Monday, 6 September 2010

Bottles (1936)



I first saw this superb 10 minute animation more than 20 years ago when watching Rolf’s Cartoon Time en famille. Displaying all the crassness for which he was so famous, Rolf droned over the opening sequence with his own banal observations and at the end the credits were amputated so that all the audience knew was the title. But what came in between was sheer delight – a small masterpiece of visual invention all contained within an enclosed penumbral space typical of early animation. A little research in Leonard Maltin’s book revealed it to be the work of Hugh Harman and Rudolf Ising who worked as a team for almost every animation studio, having started in the 1920s at Disney when it was located in Kansas City. Bottles was produced for MGM by their own production company that went by the name of Harman-ising. Their cartoons were branded as Happy Harmonies.


The action takes place in an old pharmacy on a dark and stormy night. When the ancient pharmacist falls victim to a poison of his own devising his body is shrunk to the dimensions of the thousands of bottles that reside shoulder to shoulder on the towering shelves. The bottles and containers come to life in a frantic parade of singing and dancing. The gallery of characters includes rubber gloves, a hot water bottle, a soda siphon and cocktail shaker plus a wide range of cosmetics and medication. The mood develops from cute and whimsical through zany to the predictable but essential, macabre. The skeleton bottle takes charge and the diminutive pharmacist is propelled at speed through a jungle of chemical apparatus to his ultimate indignity when his hapless form is squeezed through an enormous garlic press to emerge in 8 tiny replicas of his former self. The colours are rich and gorgeous and the energy is irresistible.


To obtain this gem I had to buy a Region 1 dvd of the W S Van Dyke movie, San Francisco, that includes it as an extra, presumably because both first appeared in 1936. The following year MGM would dispense with the services of Harman and Ising on the grounds that their perfectionist tendencies made them unaffordable.

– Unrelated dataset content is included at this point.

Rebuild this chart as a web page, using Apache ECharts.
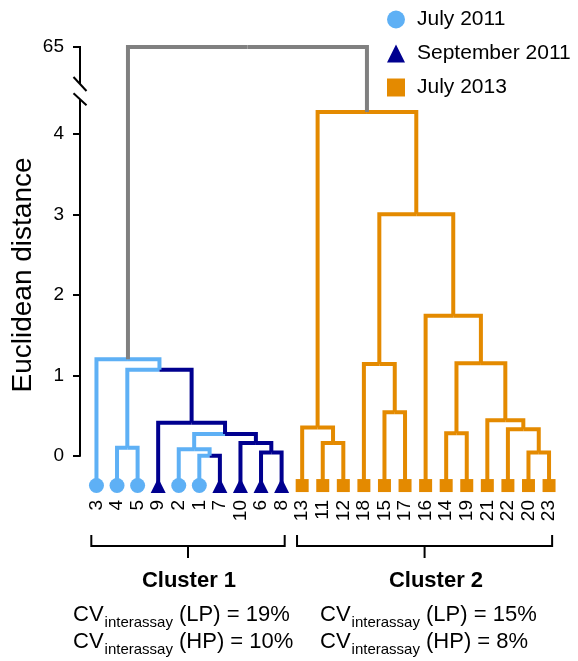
<!DOCTYPE html>
<html>
<head>
<meta charset="utf-8">
<script src="https://cdn.jsdelivr.net/npm/echarts@6/dist/echarts.min.js"></script>
<style>
html, body { margin: 0; padding: 0; background: #fff; }
#chart { width: 578px; height: 661px; }
</style>
</head>
<body>
<div id="chart"></div>
<script>
// leaves, in the order they sit along the bottom
var leafNames = ['3', '4', '5', '9', '2', '1', '7', '10', '6', '8',
    '13', '11', '12', '18', '15', '17', '16', '14', '19', '21', '22', '20', '23'];
var leafPeriod = ['July 2011', 'July 2011', 'July 2011', 'September 2011', 'July 2011', 'July 2011',
    'September 2011', 'September 2011', 'September 2011', 'September 2011',
    'July 2013', 'July 2013', 'July 2013', 'July 2013', 'July 2013', 'July 2013', 'July 2013',
    'July 2013', 'July 2013', 'July 2013', 'July 2013', 'July 2013', 'July 2013'];
var leafHeight = -0.37;

// merges: m0..m21, children are leaf names or earlier merge ids
var mergeLeft = ['4', '1', '2', '6', '10', 'm2', '9', 'm0', '3',
    '11', '13', '15', '18', '14', '20', '22', '21', 'm13', '16', 'm12', 'm10', 'm8'];
var mergeRight = ['5', '7', 'm1', '8', 'm3', 'm4', 'm5', 'm6', 'm7',
    '12', 'm9', '17', 'm11', '19', '23', 'm14', 'm15', 'm16', 'm17', 'm18', 'm19', 'm20'];
var mergeHeight = [0.10, 0.00, 0.08, 0.04, 0.16, 0.27, 0.41, 1.07, 1.20,
    0.16, 0.35, 0.54, 1.14, 0.28, 0.04, 0.33, 0.44, 1.15, 1.74, 3.00, 4.27, 65];
var mergeGroup = ['July 2011', 'July 2011', 'July 2011', 'September 2011', 'September 2011',
    'September 2011', 'September 2011', 'July 2011', 'mixed',
    'July 2013', 'July 2013', 'July 2013', 'July 2013', 'July 2013', 'July 2013', 'July 2013',
    'July 2013', 'July 2013', 'July 2013', 'July 2013', 'mixed', 'mixed'];

var yTicks = [0, 1, 2, 3, 4, 65];
var clusterFirst = [0, 10];
var clusterLast = [9, 22];

var groupNames = ['July 2011', 'September 2011', 'July 2013', 'mixed'];
var groupColors = ['#5EB0F5', '#00008F', '#E48A00', '#808080'];
var symbols = ['circle', 'triangle', 'rect'];
var symbolSizes = [15, 15, 13];
var FONT = '"Liberation Sans", Arial, sans-serif';
var X_MIN = -0.8, X_MAX = 22.8;
var BREAK_START = 4.43, BREAK_END = 64.54;

// node positions (x = mean of children)
var pos = {};
leafNames.forEach(function (n, i) {
    pos[n] = { x: i, h: leafHeight, g: leafPeriod[i] };
});
mergeLeft.forEach(function (l, i) {
    var a = pos[l], b = pos[mergeRight[i]];
    pos['m' + i] = { x: (a.x + b.x) / 2, h: mergeHeight[i], g: mergeGroup[i] };
});
var links = [];
mergeLeft.forEach(function (l, i) {
    var p = pos['m' + i];
    [l, mergeRight[i]].forEach(function (c) {
        var ch = pos[c];
        links.push([ch.x, ch.h, p.x, p.h, groupNames.indexOf(ch.g)]);
    });
});

var leafSeries = [0, 1, 2].map(function (k) {
    var data = [];
    leafNames.forEach(function (n, i) {
        if (leafPeriod[i] === groupNames[k]) data.push([i, leafHeight]);
    });
    return {
        name: groupNames[k],
        type: 'scatter',
        symbol: symbols[k],
        symbolSize: symbolSizes[k],
        itemStyle: { color: groupColors[k], opacity: 1 },
        data: data,
        z: 5,
        silent: true
    };
});

var mychart = echarts.init(document.getElementById('chart'));

var cvRich = {
    a: { fontSize: 22, lineHeight: 40, fill: '#000', fontFamily: FONT, verticalAlign: 'middle' },
    b: { fontSize: 15, lineHeight: 18, padding: [15, 0, 0, 1], fill: '#000', fontFamily: FONT, verticalAlign: 'middle' }
};
function cvText(x, y, txt) {
    return {
        type: 'text', x: x, y: y,
        style: {
            text: '{a|CV}{b|interassay}{a| ' + txt + '}',
            rich: cvRich, fill: '#000', align: 'left', verticalAlign: 'middle'
        }
    };
}

var option = {
    animation: false,
    textStyle: { fontFamily: FONT },
    grid: { left: 80, right: 12.5, top: 47, bottom: 169, outerBoundsMode: 'none' },
    legend: {
        orient: 'vertical',
        left: 382,
        top: 4,
        itemWidth: 18,
        itemHeight: 18,
        itemGap: 13,
        data: ['July 2011', 'September 2011', 'July 2013'],
        textStyle: { fontSize: 21, color: '#000', padding: [0, 0, 0, 7], fontFamily: FONT },
        selectedMode: false
    },
    xAxis: {
        type: 'value',
        min: X_MIN,
        max: X_MAX,
        axisLine: { show: false },
        axisTick: { show: false },
        splitLine: { show: false },
        axisLabel: {
            customValues: leafNames.map(function (n, i) { return i; }),
            formatter: function (v) { return leafNames[Math.round(v)]; },
            rotate: 90,
            fontSize: 19,
            color: '#000',
            margin: 8
        }
    },
    yAxis: {
        type: 'value',
        min: -0.45,
        max: 65,
        breaks: [{ start: BREAK_START, end: BREAK_END, gap: '3.4%' }],
        breakArea: { show: false },
        axisLine: { show: false, onZero: false },
        splitLine: { show: false },
        axisTick: { show: true, customValues: yTicks, length: 7, lineStyle: { color: '#000', width: 2 } },
        axisLabel: { customValues: yTicks, fontSize: 19, color: '#000', margin: 16 }
    },
    series: [{
        type: 'custom',
        name: 'links',
        silent: true,
        clip: false,
        encode: { x: [0, 2], y: [1, 3] },
        data: links,
        z: 3,
        renderItem: function (params, api) {
            var c1 = api.coord([api.value(0), api.value(1)]);
            var c2 = api.coord([api.value(0), api.value(3)]);
            var c3 = api.coord([api.value(2), api.value(3)]);
            return {
                type: 'polyline',
                shape: { points: [c1, c2, c3] },
                style: { stroke: groupColors[api.value(4)], lineWidth: 4, fill: null, lineJoin: 'miter' }
            };
        }
    }, {
        // y axis line with break marks
        type: 'custom',
        name: 'axis',
        silent: true,
        clip: false,
        data: [[X_MIN, 0]],
        renderItem: function (params, api) {
            var top = api.coord([X_MIN, yTicks[yTicks.length - 1]]);
            var bEnd = api.coord([X_MIN, BREAK_END]);
            var bStart = api.coord([X_MIN, BREAK_START]);
            var zero = api.coord([X_MIN, 0]);
            var st = { stroke: '#000', lineWidth: 2 };
            return {
                type: 'group',
                children: [
                    { type: 'line', shape: { x1: top[0], y1: top[1] - 1, x2: bEnd[0], y2: bEnd[1] }, style: st },
                    { type: 'line', shape: { x1: bStart[0], y1: bStart[1], x2: zero[0], y2: zero[1] + 1 }, style: st },
                    { type: 'line', shape: { x1: bEnd[0] - 6.5, y1: bEnd[1] - 7, x2: bEnd[0] + 6.5, y2: bEnd[1] + 7 }, style: st },
                    { type: 'line', shape: { x1: bStart[0] - 6.5, y1: bStart[1] - 6, x2: bStart[0] + 6.5, y2: bStart[1] + 6 }, style: st }
                ]
            };
        }
    }, {
        // cluster brackets under the labels
        type: 'custom',
        name: 'brackets',
        silent: true,
        clip: false,
        data: clusterFirst.map(function (f, i) { return [f, clusterLast[i]]; }),
        encode: { x: [0, 1] },
        renderItem: function (params, api) {
            var xs = api.coord([api.value(0) - 0.25, 0])[0];
            var xe = api.coord([api.value(1) + 0.15, 0])[0];
            var xm = (xs + xe) / 2;
            var st = { stroke: '#000', lineWidth: 2, fill: null };
            return {
                type: 'group',
                children: [
                    { type: 'polyline', shape: { points: [[xs, 535], [xs, 546], [xe, 546], [xe, 535]] }, style: st },
                    { type: 'line', shape: { x1: xm, y1: 546, x2: xm, y2: 558 }, style: st }
                ]
            };
        }
    }].concat(leafSeries),
    graphic: [
        {
            type: 'text', x: 23.5, y: 275, rotation: Math.PI / 2,
            style: { text: 'Euclidean distance', fontSize: 28, fill: '#000', align: 'center', verticalAlign: 'middle', fontFamily: FONT }
        },
        {
            type: 'text', x: 189, y: 580.5,
            style: { text: 'Cluster 1', fontSize: 22, fontWeight: 'bold', fill: '#000', align: 'center', verticalAlign: 'middle', fontFamily: FONT }
        },
        {
            type: 'text', x: 436, y: 580.5,
            style: { text: 'Cluster 2', fontSize: 22, fontWeight: 'bold', fill: '#000', align: 'center', verticalAlign: 'middle', fontFamily: FONT }
        },
        cvText(73, 615, '(LP) = 19%'),
        cvText(73, 642, '(HP) = 10%'),
        cvText(320, 615, '(LP) = 15%'),
        cvText(320, 642, '(HP) = 8%')
    ]
};

mychart.setOption(option);
</script>
</body>
</html>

There is a very blurry upload on YouTube that conveys some of what makes this cartoon so special.


3 comments:

. said...

Thanks for the write up. It was brilliant for me to rediscover this cartoon after seeing it as a youngster many years ago.

The film's uploaded on Google Video too - the quality's a bit better than the YouTube upload.

http://video.google.com/videoplay?docid=396691907109225097#

Unknown said...

Oh my I have loved this since very young and have always remembered this cartoon I'm 45 now! It's always been a favourite such detail such imagination absolutely love it I hope one day I can get this for my dvd player to show my kids as I've often told them what a fantastic classic this is... Love it!!

Unknown said...

Oh gutted it doesn't play where do I get this?